Government and health professional outlooks
Many national and international organizations have looked at how best to establish and structure national drug policies within their healthcare systems. As a starting point, one fundamental to keep in mind was articulated at an International Conference on Primary Health Care, held in Alma-Ata in 1978:
“People have the right and duty to participate individually and collectively in the planning and implementation of their health care.”
In line with a philosophy of individual participation and empowerment, the World Health Organization has stated that responsible self-medication can:
- Help prevent and treat symptoms and ailments that do not require medical consultation;
- Reduce the increasing pressure on medical services for the relief of minor ailments, especially when financial and human resources are limited;
- Increase the availability of health care to populations living in rural or remote areas where access to medical advice may be difficult; and
- Enable patients to control their own chronic conditions.
As the most accessible form of health care, self-medication fills a series of valuable and sometimes crucial functions for individuals and healthcare systems.
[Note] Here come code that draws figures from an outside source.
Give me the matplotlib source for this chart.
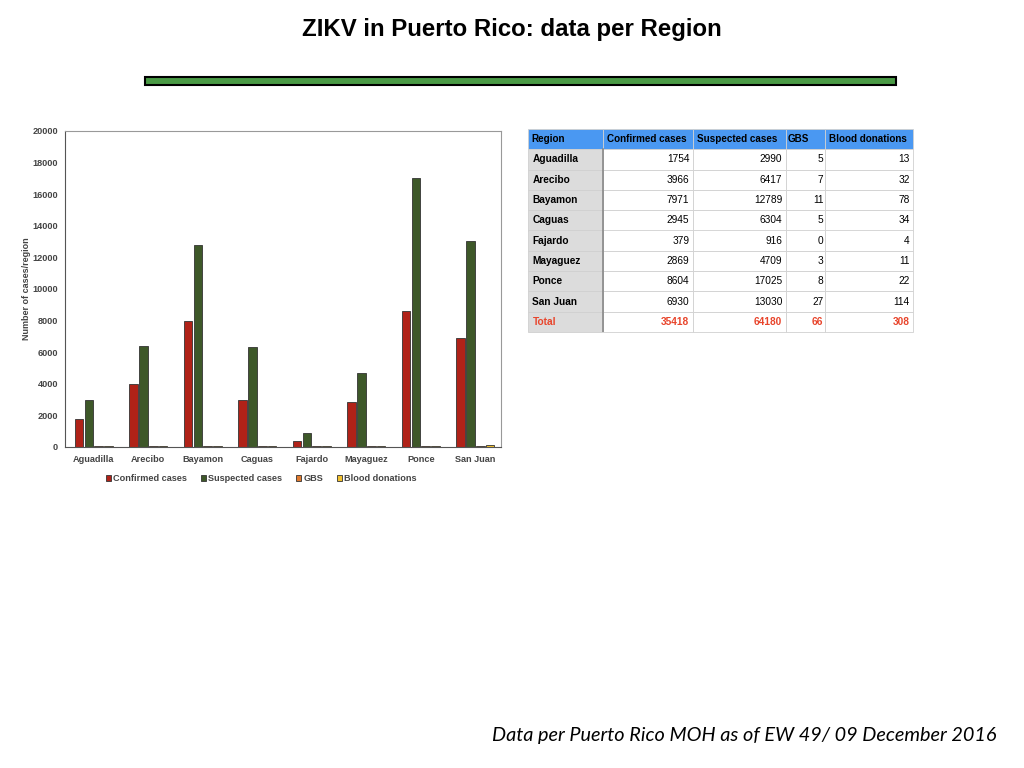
import matplotlib.pyplot as plt
import numpy as np
from matplotlib.patches import Rectangle

plt.rcParams['font.family'] = ['Liberation Sans', 'DejaVu Sans']

regions = ['Aguadilla', 'Arecibo', 'Bayamon', 'Caguas', 'Fajardo', 'Mayaguez', 'Ponce', 'San Juan']
confirmed = [1754, 3966, 7971, 2945, 379, 2869, 8604, 6930]
suspected = [2990, 6417, 12789, 6304, 916, 4709, 17025, 13030]
gbs = [5, 7, 11, 5, 0, 3, 8, 27]
blood = [13, 32, 78, 34, 4, 11, 22, 114]
series_names = ['Confirmed cases', 'Suspected cases', 'GBS', 'Blood donations']
series_colors = ['#b02218', '#3e5829', '#e07a2e', '#f2c12e']
col_labels = ['Region', 'Confirmed cases', 'Suspected cases', 'GBS', 'Blood donations']

fig = plt.figure(figsize=(10.24, 7.68), dpi=100)
fig.patch.set_facecolor('white')

fig.text(0.5, 0.961, 'ZIKV in Puerto Rico: data per Region', ha='center', va='center',
         fontsize=17.3, fontweight='bold')
fig.patches.append(Rectangle((145/1024, 1-85/768), 751/1024, 8/768, transform=fig.transFigure,
                             facecolor='#4a9a45', edgecolor='black', linewidth=1.5))
fig.text(997/1024, 1-735/768, 'Data per Puerto Rico MOH as of EW 49/ 09 December 2016',
         ha='right', va='center', fontsize=14.3, style='italic', family='Lato')

# bar chart
ax = fig.add_axes([65/1024, 1-447/768, 436/1024, 316/768])
x = np.arange(len(regions))
w = 0.18
all_series = [confirmed, suspected, gbs, blood]
for i, (vals, c, name) in enumerate(zip(all_series, series_colors, series_names)):
    h = np.array(vals, dtype=float)
    if i >= 2:
        h = np.maximum(h, 60)  # small series only show as slivers
    ax.bar(x + (i - 1.5) * w + 0.03, h, width=w * 0.88, color=c, edgecolor='#333333',
           linewidth=0.6, label=name)
ax.set_xlim(-0.5, len(regions) - 0.5)
ax.set_ylim(0, 20000)
ax.set_yticks(np.arange(0, 20001, 2000))
ax.set_xticks(x + 0.03)
ax.set_xticklabels(regions)
ax.tick_params(axis='x', length=0, labelsize=6.6, colors='#444444', pad=6)
ax.tick_params(axis='y', length=0, labelsize=6.6, colors='#444444', pad=5)
for lab in ax.get_xticklabels() + ax.get_yticklabels():
    lab.set_fontweight('bold')
ax.set_ylabel('Number of cases/region', fontsize=6.5, fontweight='bold', color='#444444', labelpad=1)
for side in ['left', 'bottom']:
    ax.spines[side].set_color('#555555')
for side in ['top', 'right']:
    ax.spines[side].set_color('#999999')
leg = ax.legend(loc='upper center', bbox_to_anchor=(0.45, -0.06), ncol=4, frameon=False,
                fontsize=6.6, handlelength=0.6, handleheight=0.6, handletextpad=0.2, columnspacing=1.5)
for t in leg.get_texts():
    t.set_color('#444444')
    t.set_fontweight('bold')

# table
tax = fig.add_axes([528/1024, 1-332/768, 385/1024, 203/768])
tax.axis('off')
cells = []
for r, a, b, c, d in zip(regions, confirmed, suspected, gbs, blood):
    cells.append([r, str(a), str(b), str(c), str(d)])
cells.append(['Total', str(sum(confirmed)), str(sum(suspected)), str(sum(gbs)), str(sum(blood))])
widths = np.array([75, 90, 93, 39, 88]) / 385
tbl = tax.table(cellText=cells, colLabels=col_labels, colWidths=widths, bbox=[0, 0, 1, 1])
tbl.auto_set_font_size(False)
nrows = len(cells) + 1
for (row, col), cell in tbl.get_celld().items():
    cell.set_edgecolor('#d0d0d0')
    cell.set_linewidth(0.6)
    txt = cell.get_text()
    txt.set_fontsize(7.3)
    if row == 0:
        cell.set_facecolor('#4a98f2')
        txt.set_fontweight('bold')
        txt.set_fontsize(7.1)
        txt.set_ha('left')
        cell.PAD = 0.04
    elif col == 0:
        cell.set_facecolor('#dcdcdc')
        txt.set_fontweight('bold')
        txt.set_ha('left')
        cell.PAD = 0.06
    else:
        cell.set_facecolor('white')
        txt.set_ha('right')
        cell.PAD = 0.04
    if row == nrows - 1:
        txt.set_color('#e8452c')
        txt.set_fontweight('bold')
# darker divider after the region column
tax.plot([75/385, 75/385], [0, 1 - 1/nrows], color='#888888', linewidth=1.2)
tax.set_xlim(0, 1)
tax.set_ylim(0, 1)

fig.savefig('out.png', dpi=100)
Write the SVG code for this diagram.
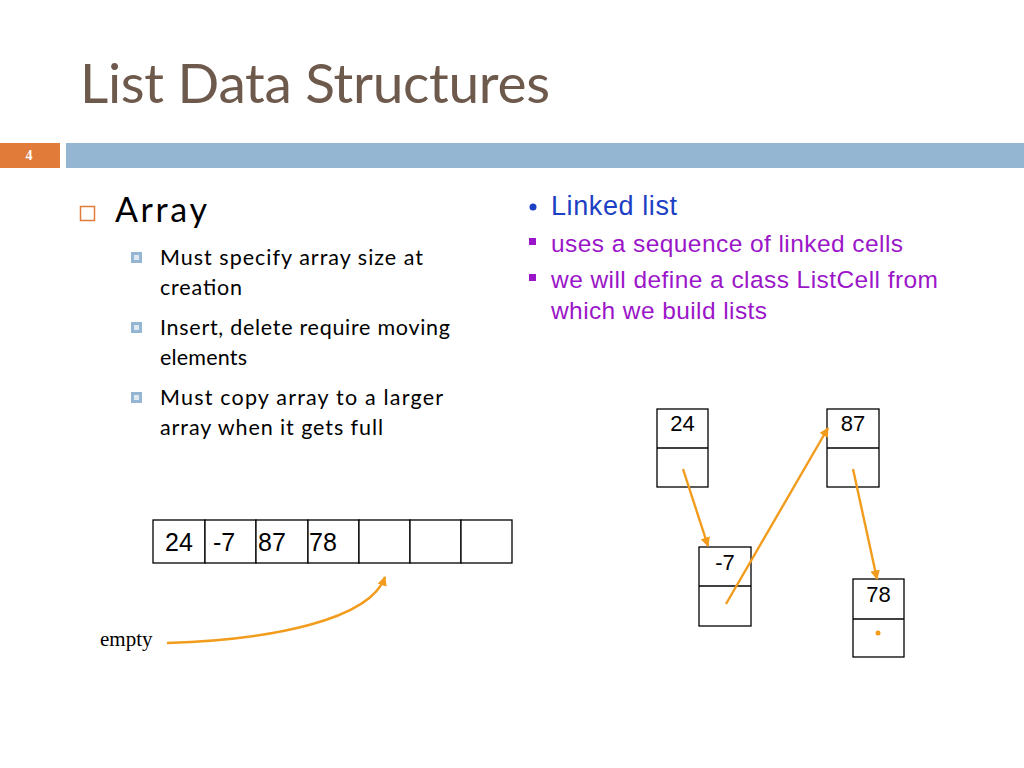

That healthcare systems as well as individuals benefit from self-medication emphasizes the need for clear policies by national governments. Those policies should recognize the positive role played by products specifically intended for self-medication and should meet their citizens’ desires to take an active role in their health. As a US Commissioner of Food and Drugs noted:
“The Food and Drug Administration accepts the concept of self-medication. The consumer demands it; the law provides for it; and it is in fact a vital part of our nation’s health care system.”
In Europe, the European Parliament stated that it:
“Considers that responsible self-medication should be further promoted, which will foster the growing desire of the European Union’s citizens to take responsibility for their own health and also help reduce health expenditure. In recent years, responsible self-medication has been identified as an important element in long term health policy by the institutions of the European Community.”
Health professional organizations have also drawn attention to the importance of self-medication. The World Medical Association, for example, published a statement on self-medication in 2002, drawing attention to some of the themes in this publication – the importance of a clear prescription-nonprescription distinction and the role and importance of labeling for safe and effective use, as well as guidance for physicians and their patients regarding responsible self-medication. The International Pharmaceutical Federation adopted a joint statement on self-medication with WSMI to highlight the common goals of our two groups: to provide high quality service to the public and to encourage the responsible use of medicines. The International Council of Nurses also adopted a joint statement on self-medication with WSMI to promote the responsible use of medicines.